А в том, что нынешние филологи, которым, по-видимому, осточертело горбатить на «мертвых авторов» и на читателей, крепко усвоили одно золотое правило: ни в коем разе не выпускать из-под спуда неизвестный публике текст до тех пор, пока он содержит неопубликованную информацию.

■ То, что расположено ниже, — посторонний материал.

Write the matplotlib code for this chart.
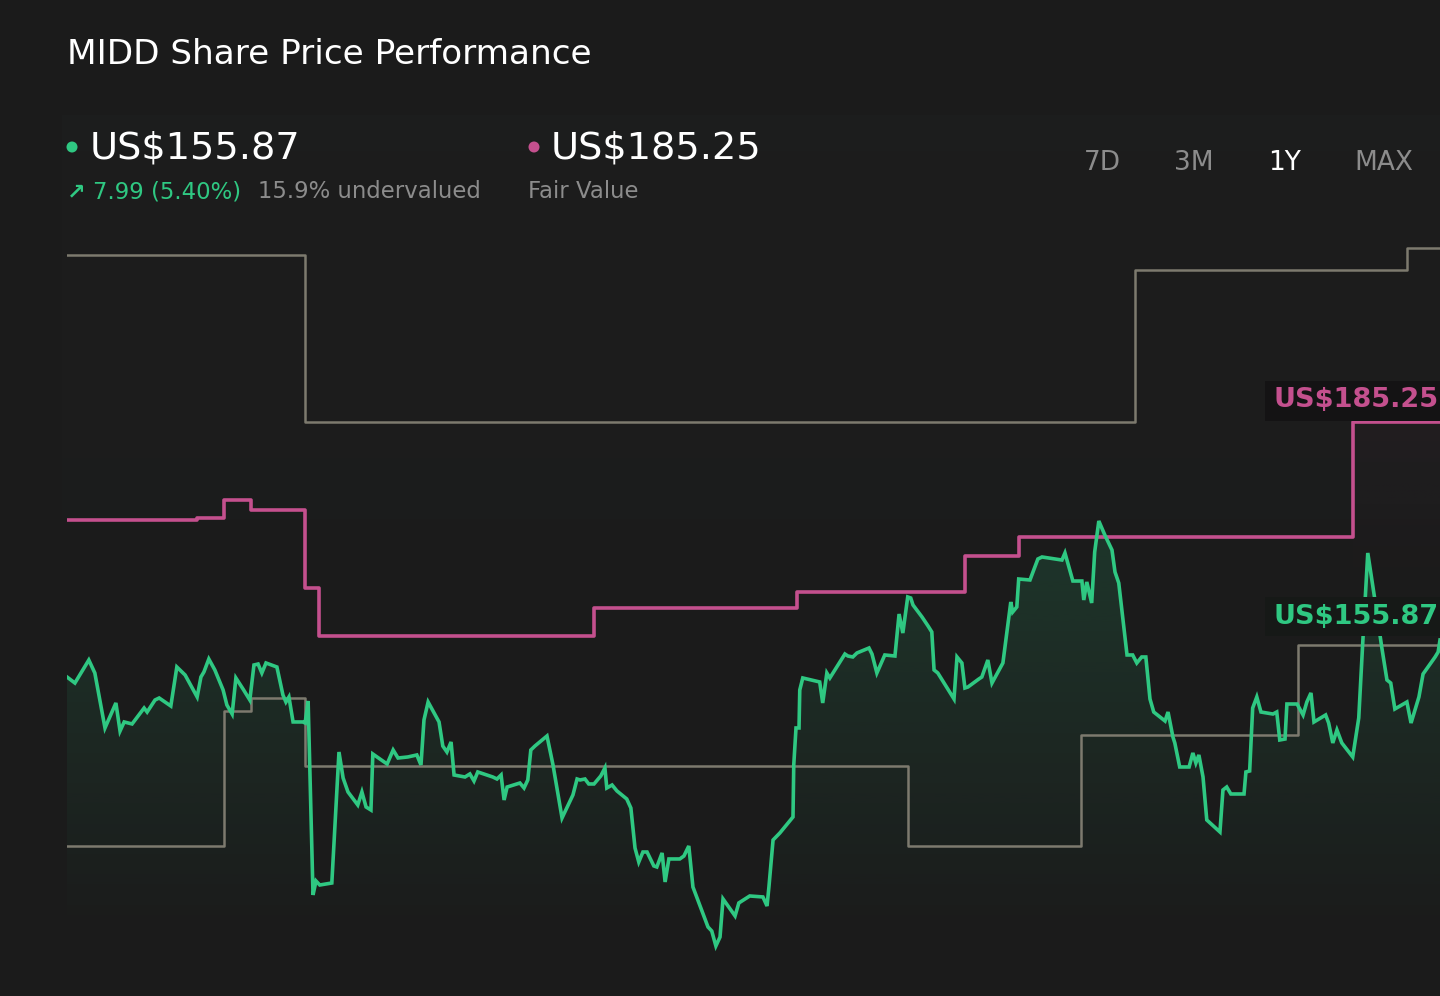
import numpy as np
import matplotlib
matplotlib.use("Agg")
import matplotlib.pyplot as plt
from matplotlib.patches import Rectangle, Polygon, Ellipse
from matplotlib.colors import to_rgb

# ---------------- data ----------------
price_days = [0.0, 2.1, 5.8, 7.4, 10.1, 13.0, 14.1, 15.2, 17.3, 20.5, 21.3, 23.4, 24.5, 27.6, 29.2,
              31.4, 34.6, 35.6, 36.4, 37.7, 39.3, 41.5, 42.5, 43.9, 44.9, 46.8, 48.6, 49.7, 50.8,
              51.8, 52.9, 55.8, 57.4, 58.2, 59.0, 60.1, 62.7, 63.3, 64.1, 65.4, 66.2, 67.2, 70.4,
              72.3, 73.4, 74.7, 77.3, 78.4, 79.5, 80.8, 81.3, 85.1, 86.7, 88.0, 90.6, 93.0, 94.1,
              94.9, 96.0, 98.9, 99.9, 101.0, 102.1, 102.9, 105.8, 107.1, 108.2, 109.2, 113.2, 114.3,
              115.4, 116.2, 117.0, 120.4, 121.5, 122.5, 123.3, 124.4, 127.6, 129.2, 131.6, 134.5,
              135.6, 136.4, 137.7, 138.7, 140.1, 141.9, 143.0, 143.5, 144.9, 146.2, 148.8, 149.9,
              151.0, 152.0, 153.1, 154.2, 156.0, 156.8, 158.2, 159.0, 160.0, 162.9, 164.0, 165.3,
              166.4, 170.4, 171.4, 172.5, 173.6, 174.4, 177.6, 178.6, 181.5, 185.0, 186.1, 186.6,
              187.7, 189.5, 193.0, 193.2, 193.8, 194.6, 194.8, 195.6, 200.1, 200.9, 202.0, 202.8,
              206.8, 207.6, 208.9, 210.0, 213.2, 214.0, 215.3, 217.4, 220.1, 221.2, 222.2, 223.5,
              224.3, 224.9, 227.3, 228.9, 229.9, 230.5, 231.5, 235.8, 236.6, 237.9, 238.7, 239.5,
              242.4, 243.2, 244.8, 245.9, 248.8, 250.9, 251.4, 252.5, 253.0, 256.0, 258.1, 259.2,
              264.5, 265.3, 267.4, 269.8, 270.3, 271.1, 272.4, 273.2, 274.3, 275.9, 277.8, 278.6,
              279.6, 281.8, 283.3, 284.4, 285.7, 286.8, 287.9, 288.9, 291.9, 292.7, 294.0, 294.5,
              295.8, 298.3, 299.3, 300.1, 300.9, 302.0, 303.0, 306.5, 307.3, 308.3, 309.4, 312.9,
              313.4, 314.4, 315.2, 316.3, 317.4, 320.6, 321.6, 322.4, 323.8, 324.3, 327.0, 328.6,
              329.6, 330.7, 331.5, 334.6, 335.4, 336.5, 337.6, 338.9, 341.8, 343.4, 344.5, 345.8,
              347.7, 349.5, 350.9, 351.9, 353.0, 356.2, 357.3, 359.4, 360.5, 363.7, 364.5, 365.0]
price_values = [150.88, 150.07, 153.17, 151.42, 144.01, 147.38, 143.60, 144.82, 144.55, 146.70, 146.16,
                147.78, 148.05, 146.97, 152.23, 151.15, 148.19, 150.88, 151.56, 153.31, 151.83, 149.13,
                147.11, 145.89, 150.75, 149.26, 147.78, 152.50, 152.63, 151.42, 152.77, 152.23, 148.46,
                147.51, 148.19, 144.82, 144.82, 144.68, 147.65, 121.50, 123.38, 122.84, 123.11, 140.77,
                137.27, 135.38, 133.63, 135.38, 133.36, 132.95, 140.50, 139.15, 141.04, 139.96, 140.10,
                140.37, 139.02, 145.09, 147.51, 144.82, 141.58, 140.77, 142.12, 137.67, 137.40, 137.81,
                136.86, 138.08, 137.40, 137.13, 137.67, 134.30, 136.05, 136.59, 135.92, 137.00, 141.04,
                141.58, 142.93, 139.02, 131.88, 134.98, 137.13, 137.00, 137.13, 136.46, 136.46, 137.54,
                138.62, 135.92, 136.32, 135.52, 134.44, 133.22, 127.83, 125.94, 127.29, 127.29, 125.41,
                125.27, 127.16, 123.25, 126.35, 126.35, 126.75, 128.10, 122.57, 117.18, 116.64, 114.62,
                115.83, 120.96, 118.67, 120.42, 121.36, 121.23, 120.01, 122.57, 128.91, 129.85, 132.01,
                139.02, 144.01, 144.01, 149.13, 150.75, 150.21, 147.38, 151.42, 150.75, 153.98, 153.71,
                153.58, 154.12, 154.79, 153.98, 151.42, 153.85, 153.71, 159.37, 156.81, 161.67, 161.53,
                160.59, 158.97, 157.76, 156.95, 151.83, 151.42, 147.92, 153.58, 152.77, 149.40, 149.53,
                150.61, 150.88, 153.17, 150.07, 152.77, 160.99, 159.64, 160.32, 164.09, 163.96, 166.79,
                167.06, 166.65, 167.60, 163.82, 163.82, 161.26, 163.69, 160.86, 167.73, 171.91, 170.02,
                168.00, 165.04, 163.55, 153.85, 153.85, 152.77, 153.58, 153.58, 147.92, 146.16, 144.95,
                146.16, 142.79, 141.99, 138.75, 138.75, 140.64, 139.29, 140.37, 137.40, 131.61, 129.99,
                135.65, 136.05, 135.11, 135.11, 138.08, 138.21, 146.70, 148.19, 146.16, 145.89, 146.16,
                142.39, 142.52, 147.24, 147.24, 145.76, 147.51, 148.73, 144.82, 145.76, 144.68, 141.99,
                143.74, 141.99, 140.10, 145.36, 155.87, 167.60, 161.26, 154.93, 150.48, 150.07, 146.57,
                147.51, 144.68, 148.19, 151.29, 153.58, 154.25, 155.87]

fair_days = [0.0, 34.6, 41.7, 48.9, 63.3, 67.0, 140.1, 194.0, 238.7, 253.0, 341.8, 365.0]
fair_values = [172.04, 172.31, 174.74, 173.39, 162.88, 156.41, 160.18, 162.34, 167.19, 169.75, 185.25, 185.25]

high_days = [0.0, 63.3, 283.9, 356.2, 365.0]
high_values = [207.76, 185.25, 205.73, 208.70, 208.70]

low_days = [0.0, 41.7, 48.9, 63.3, 223.5, 269.5, 327.2, 365.0]
low_values = [128.11, 146.30, 148.05, 138.89, 128.11, 143.07, 155.20, 155.20]

title = "MIDD Share Price Performance"
last_price = "US$155.87"
fair_value = "US$185.25"
change_text = "7.99 (5.40%)"
valuation_text = "15.9% undervalued"
fair_label = "Fair Value"
periods = ["7D", "3M", "1Y", "MAX"]
active_period = "1Y"

# ---------------- style ----------------
BG = "#1b1b1b"
GREEN = "#2fc882"
PINK = "#c4508e"
GREYLINE = "#7d7a6e"
MUTED = "#8c8c8c"

W, H = 1440, 996
fig = plt.figure(figsize=(W / 100, H / 100), dpi=100, facecolor=BG)

def fx(px):
    return px / W

def fy(py):
    return 1 - py / H

# faint panel behind the chart
panel = fig.add_axes([fx(62), fy(900), 1 - fx(62), fy(115) - fy(900)])
panel.set_axis_off()
grad = np.linspace(1, 0, 256).reshape(-1, 1)
panel.imshow(np.dstack([np.full_like(grad, 0.13), np.full_like(grad, 0.135), np.full_like(grad, 0.135), grad * 0.3]),
             aspect="auto", extent=[0, 1, 0, 1], origin="upper")
panel.set_xlim(0, 1); panel.set_ylim(0, 1)

ax = fig.add_axes([fx(67), fy(960), 1 - fx(67), fy(230) - fy(960)])
ax.set_facecolor("none")
ax.set_axis_off()

# gradient fill under price
gcol = to_rgb(GREEN)
n = 256
alpha = np.linspace(0.16, 0.0, n).reshape(-1, 1)
img = np.dstack([np.full_like(alpha, gcol[0]), np.full_like(alpha, gcol[1]), np.full_like(alpha, gcol[2]), alpha])
top = max(price_values)
bottom = 116.0
im = ax.imshow(img, aspect="auto", extent=[0, 365, bottom, top], origin="upper", zorder=1)
verts = [(price_days[0], bottom)] + list(zip(price_days, price_values)) + [(price_days[-1], bottom)]
clip = Polygon(verts, closed=True, transform=ax.transData, facecolor="none", edgecolor="none")
ax.add_patch(clip)
im.set_clip_path(clip)

# very faint shade to the right of last fair value change
pcol = to_rgb(PINK)
a2 = np.linspace(0.035, 0.0, n).reshape(-1, 1)
img2 = np.dstack([np.full_like(a2, pcol[0]), np.full_like(a2, pcol[1]), np.full_like(a2, pcol[2]), a2])
ax.imshow(img2, aspect="auto", extent=[fair_days[-2], 365, 160, fair_values[-1]], origin="upper", zorder=1)

# analyst range step lines
ax.step(high_days, high_values, where="post", color=GREYLINE, lw=1.8, zorder=2)
ax.step(low_days, low_values, where="post", color=GREYLINE, lw=1.8, zorder=2)

# fair value step line
ax.step(fair_days, fair_values, where="post", color=PINK, lw=2.6, zorder=3)

# price line
ax.plot(price_days, price_values, color=GREEN, lw=2.6, zorder=4, solid_joinstyle="miter")
ax.set_xlim(0, 365)
ax.set_ylim(112.73, 211.14)

# value tags on the right
fig.patches.append(Rectangle((fx(1265), fy(421)), 1 - fx(1265), fy(381) - fy(421),
                             transform=fig.transFigure, facecolor="#141314", edgecolor="none", zorder=5))
fig.patches.append(Rectangle((fx(1265), fy(636)), 1 - fx(1265), fy(597) - fy(636),
                             transform=fig.transFigure, facecolor="#161917", edgecolor="none", zorder=5))
fig.text(fx(1273), fy(400), fair_value, color=PINK, fontsize=19.5, fontweight="bold", va="center", ha="left", zorder=6)
fig.text(fx(1273), fy(617), last_price, color=GREEN, fontsize=19.5, fontweight="bold", va="center", ha="left", zorder=6)

# header texts
fig.text(fx(67), fy(54), title, color="white", fontsize=24.7, va="center", ha="left")
for cx, col in ((72, GREEN), (534, PINK)):
    fig.patches.append(Ellipse((fx(cx), fy(147)), 11 / W, 11 / H, transform=fig.transFigure,
                               facecolor=col, edgecolor="none"))
fig.text(fx(90), fy(148), last_price, color="white", fontsize=27.5, va="center", ha="left")
fig.text(fx(551), fy(148), fair_value, color="white", fontsize=27.5, va="center", ha="left")
fig.text(fx(67), fy(192), "↗", color=GREEN, fontsize=16, fontweight="bold", va="center", ha="left")
fig.text(fx(93), fy(192), change_text, color=GREEN, fontsize=16.4, va="center", ha="left")
fig.text(fx(258), fy(192), valuation_text, color=MUTED, fontsize=16.4, va="center", ha="left")
fig.text(fx(528), fy(192), fair_label, color=MUTED, fontsize=16.4, va="center", ha="left")

period_x = [1102, 1194, 1285, 1384]
for label, px in zip(periods, period_x):
    fig.text(fx(px), fy(163), label, color="white" if label == active_period else MUTED,
             fontsize=19, va="center", ha="center")

fig.savefig("out.png", dpi=100, facecolor=BG)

В идеале, думаю, такой филолог хотел бы публиковать кузминские тексты в качестве их соавтора. На практике же он начинает с конца — с мелочей, с распечатки наименее интересных фрагментов, с публикации примечаний, поправок и замечаний к еще не введенному в читательский оборот произведению. В течение нескольких лет рачительный публикатор печатает в различных журналах и сборниках многочисленные статьи, так или иначе предвосхищающие появление неведомого шедевра, прилюдно ведет высокоученые споры с коллегами, допущенными в святая святых рукописных отделов. Затем, лет через пять, он собирает эти свои «заметки» во внушительный том, который и издает4. Следующим шагом может быть беллетризация опубликованных сведений, расположение их в иной, скажем — биографической, последовательности, — и вот перед нами еще одна книга потенциального публикатора, стремящегося заместить собою изучаемого писателя, своим текстом — его текст5.

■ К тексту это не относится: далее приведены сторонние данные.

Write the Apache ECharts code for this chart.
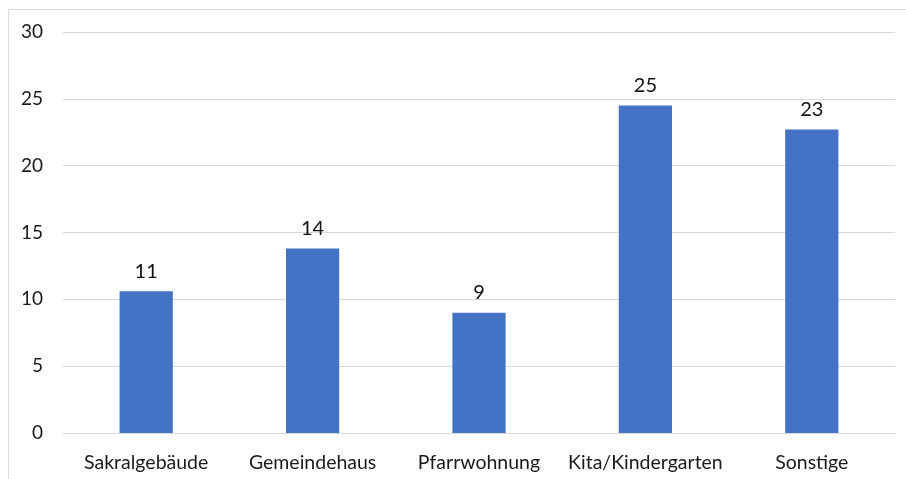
<!DOCTYPE html>
<html><head><meta charset="utf-8">
<script src="https://cdn.jsdelivr.net/npm/echarts@6/dist/echarts.min.js"></script>
<style>html,body{margin:0;padding:0;background:#fff}#c{width:906px;height:479px}</style>
</head><body><div id="c"></div>
<script>
const categories = ['Sakralgebäude', 'Gemeindehaus', 'Pfarrwohnung', 'Kita/Kindergarten', 'Sonstige'];
const values = [10.6, 13.8, 9.0, 24.5, 22.7];
const yTicks = [0, 5, 10, 15, 20, 25, 30];

const chart = echarts.init(document.getElementById('c'));
chart.setOption({
  animation: false,
  textStyle: { fontFamily: 'Lato, "Open Sans", sans-serif' },
  graphic: [{
    type: 'rect', shape: { x: 8.5, y: 9.5, width: 920, height: 500 },
    style: { fill: 'none', stroke: '#d9d9d9', lineWidth: 1 }, silent: true, z: -1
  }],
  grid: { left: 63, right: 11, top: 32, bottom: 46 },
  xAxis: {
    type: 'category', data: categories,
    axisLine: { show: true, lineStyle: { color: '#d9d9d9', width: 1 } },
    axisTick: { show: false },
    axisLabel: { color: '#1a1a1a', fontSize: 19.5, margin: 20, interval: 0 }
  },
  yAxis: {
    type: 'value', min: yTicks[0], max: yTicks[yTicks.length - 1], interval: 5,
    axisLine: { show: false }, axisTick: { show: false },
    splitLine: { lineStyle: { color: '#d9d9d9', width: 1 } },
    axisLabel: { color: '#1a1a1a', fontSize: 19, margin: 20 }
  },
  series: [{
    type: 'bar', data: values, barWidth: '32%',
    itemStyle: { color: '#4472C4' },
    label: { show: true, position: 'top', distance: 10, color: '#111', fontSize: 20,
      formatter: p => Math.round(p.value) }
  }]
});
</script></body></html>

Проблема не в том, что литературоведение «паразитирует» на литературе, а в том, что степень филологической «утилизации» полуоткрытого кузминского наследия до неприличия интенсивна. За истекшее десятилетие кузминоведение стало едва ли не самым престижным занятием «новых литературных обозревателей» — если сложить вместе их ученую переписку в одном только «НЛО», то она, вероятно, составит два или три объемистых выпуска, — и, казалось бы, такая активная деятельность должна принести реальные издательские плоды. Но не тут-то было. Между 1990 и 1996 годами в России вышла в свет одна-единственная «научная» книжка кузминских текстов, настолько экстравагантно составленная А. Г. Тимофеевым, что ее вряд ли можно считать изданием6.
«Переплетчик забыл о шагрени», текстолог эмансипировался, публикаторы взбунтовались. Свобода, конечно же, хороша. И равенство тоже. Но что делать освободившемуся от иерархии вольноотпущеннику с алмазом «Великий Могол», ежели тот ненароком окажется у него в кармане? Выбросить или распилить.

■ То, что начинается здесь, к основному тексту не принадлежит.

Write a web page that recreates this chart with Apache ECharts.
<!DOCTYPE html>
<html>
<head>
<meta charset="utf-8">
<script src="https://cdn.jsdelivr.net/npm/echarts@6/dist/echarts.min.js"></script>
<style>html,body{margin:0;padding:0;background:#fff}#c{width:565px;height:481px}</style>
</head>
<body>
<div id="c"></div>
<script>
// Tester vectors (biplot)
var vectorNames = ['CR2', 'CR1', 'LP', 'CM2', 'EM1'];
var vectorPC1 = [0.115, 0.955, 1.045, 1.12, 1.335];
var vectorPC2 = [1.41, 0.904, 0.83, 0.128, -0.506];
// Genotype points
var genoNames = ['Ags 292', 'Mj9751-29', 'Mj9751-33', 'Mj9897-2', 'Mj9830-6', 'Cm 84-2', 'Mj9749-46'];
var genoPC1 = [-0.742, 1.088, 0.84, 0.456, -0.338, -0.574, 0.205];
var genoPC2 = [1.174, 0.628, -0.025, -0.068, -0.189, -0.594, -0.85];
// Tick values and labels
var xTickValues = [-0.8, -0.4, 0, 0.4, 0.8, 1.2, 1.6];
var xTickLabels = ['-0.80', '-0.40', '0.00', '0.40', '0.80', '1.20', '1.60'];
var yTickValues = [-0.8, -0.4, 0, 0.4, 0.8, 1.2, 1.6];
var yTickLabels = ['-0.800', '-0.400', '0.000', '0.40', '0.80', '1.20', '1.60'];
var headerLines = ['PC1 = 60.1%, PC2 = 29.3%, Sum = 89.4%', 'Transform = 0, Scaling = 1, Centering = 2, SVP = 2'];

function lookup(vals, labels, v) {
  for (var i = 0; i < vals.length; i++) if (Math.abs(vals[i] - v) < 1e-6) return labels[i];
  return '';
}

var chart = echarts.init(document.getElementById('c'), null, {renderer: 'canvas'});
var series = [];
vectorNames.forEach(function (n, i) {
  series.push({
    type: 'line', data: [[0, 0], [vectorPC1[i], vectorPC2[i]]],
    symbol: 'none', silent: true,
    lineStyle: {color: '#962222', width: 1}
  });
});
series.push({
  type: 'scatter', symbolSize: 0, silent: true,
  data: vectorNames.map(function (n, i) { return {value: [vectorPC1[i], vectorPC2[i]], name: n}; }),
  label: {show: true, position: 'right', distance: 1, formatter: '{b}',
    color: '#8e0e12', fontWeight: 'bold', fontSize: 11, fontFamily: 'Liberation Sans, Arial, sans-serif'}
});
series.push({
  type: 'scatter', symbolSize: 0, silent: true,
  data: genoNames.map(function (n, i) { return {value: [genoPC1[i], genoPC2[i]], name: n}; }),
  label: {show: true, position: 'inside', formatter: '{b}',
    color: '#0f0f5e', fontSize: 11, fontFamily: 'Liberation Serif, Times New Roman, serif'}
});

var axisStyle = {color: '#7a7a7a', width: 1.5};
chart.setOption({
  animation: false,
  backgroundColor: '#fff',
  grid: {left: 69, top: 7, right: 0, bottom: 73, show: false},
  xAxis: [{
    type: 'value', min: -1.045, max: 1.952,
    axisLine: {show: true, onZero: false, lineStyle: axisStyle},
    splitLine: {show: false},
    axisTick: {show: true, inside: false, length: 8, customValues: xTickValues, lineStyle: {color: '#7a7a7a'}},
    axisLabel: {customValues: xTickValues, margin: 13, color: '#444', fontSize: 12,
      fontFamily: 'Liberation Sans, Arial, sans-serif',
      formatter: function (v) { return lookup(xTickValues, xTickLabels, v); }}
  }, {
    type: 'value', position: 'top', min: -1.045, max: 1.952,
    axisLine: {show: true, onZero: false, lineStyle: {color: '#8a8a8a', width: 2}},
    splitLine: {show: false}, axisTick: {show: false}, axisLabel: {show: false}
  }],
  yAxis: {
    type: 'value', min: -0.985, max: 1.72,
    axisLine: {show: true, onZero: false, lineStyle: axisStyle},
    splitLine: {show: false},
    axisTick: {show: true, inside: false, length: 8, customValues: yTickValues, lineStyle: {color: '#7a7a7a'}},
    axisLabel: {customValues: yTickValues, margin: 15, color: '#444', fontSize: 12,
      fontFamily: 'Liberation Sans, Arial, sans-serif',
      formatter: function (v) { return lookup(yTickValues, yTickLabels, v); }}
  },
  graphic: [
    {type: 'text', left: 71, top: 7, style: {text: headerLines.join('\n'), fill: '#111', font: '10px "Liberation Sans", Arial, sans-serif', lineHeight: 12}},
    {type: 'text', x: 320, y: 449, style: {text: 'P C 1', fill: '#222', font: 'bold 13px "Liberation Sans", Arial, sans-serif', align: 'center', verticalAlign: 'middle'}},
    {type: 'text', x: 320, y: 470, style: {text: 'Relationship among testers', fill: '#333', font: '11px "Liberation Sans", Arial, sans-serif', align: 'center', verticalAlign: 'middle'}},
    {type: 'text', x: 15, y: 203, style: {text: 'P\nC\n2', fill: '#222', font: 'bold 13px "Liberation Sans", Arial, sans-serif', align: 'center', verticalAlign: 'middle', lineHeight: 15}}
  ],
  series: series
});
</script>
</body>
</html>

И вот богомоловские примечания напоминают бриллиантовое колье, в которое вставлены осколки кузминского Дневника. Стоит ли удивляться тому, что эти фрагменты замечательно, ярко и живо комментируют реалии стихотворений? Это ведь Кузмин комментирует Кузмина. И когда читатель сможет положить перед собой два авторских текста — один из них он, после долгих мытарств, получил в руки, дело лишь за вторым, — все сразу же встанет на свои места. Исчезнет потребность в филологе-медиаторе, толкующем Кузмина Кузминым. Работа биографа и комментатора войдет в предначертанное ей русло. Вернется иерархия ценностей.
Дождемся же выхода в свет кузминского Дневника.
Алексей ПУРИН.
С.-Петербург.
1 Эпитет «новая» — следствие правовых тяжб между петербургским отделением издательства «Советский писатель», которому принадлежала «Библиотека поэта», и редколлегией этой серии, вынужденной обратиться к услугам другого издательства из-за неповоротливости прежнего.
2 «Новое литературное обозрение», 1995, № 11, стр. 335.
3 См. комментарий А. Лаврова и Р. Тименчика в кн.: Кузмин М. Избранные произведения. Л. 1990, стр. 505.
4 Например: Богомолов Н. А. Михаил Кузмин. Статьи и материалы. М. «Новое литературное обозрение». 1995. 368 стр. Тираж — 3000 экз. Кстати сказать, в этом сборнике, за год до выхода в свет тома «Новой библиотеки поэта», опубликована тамошняя вступительная статья.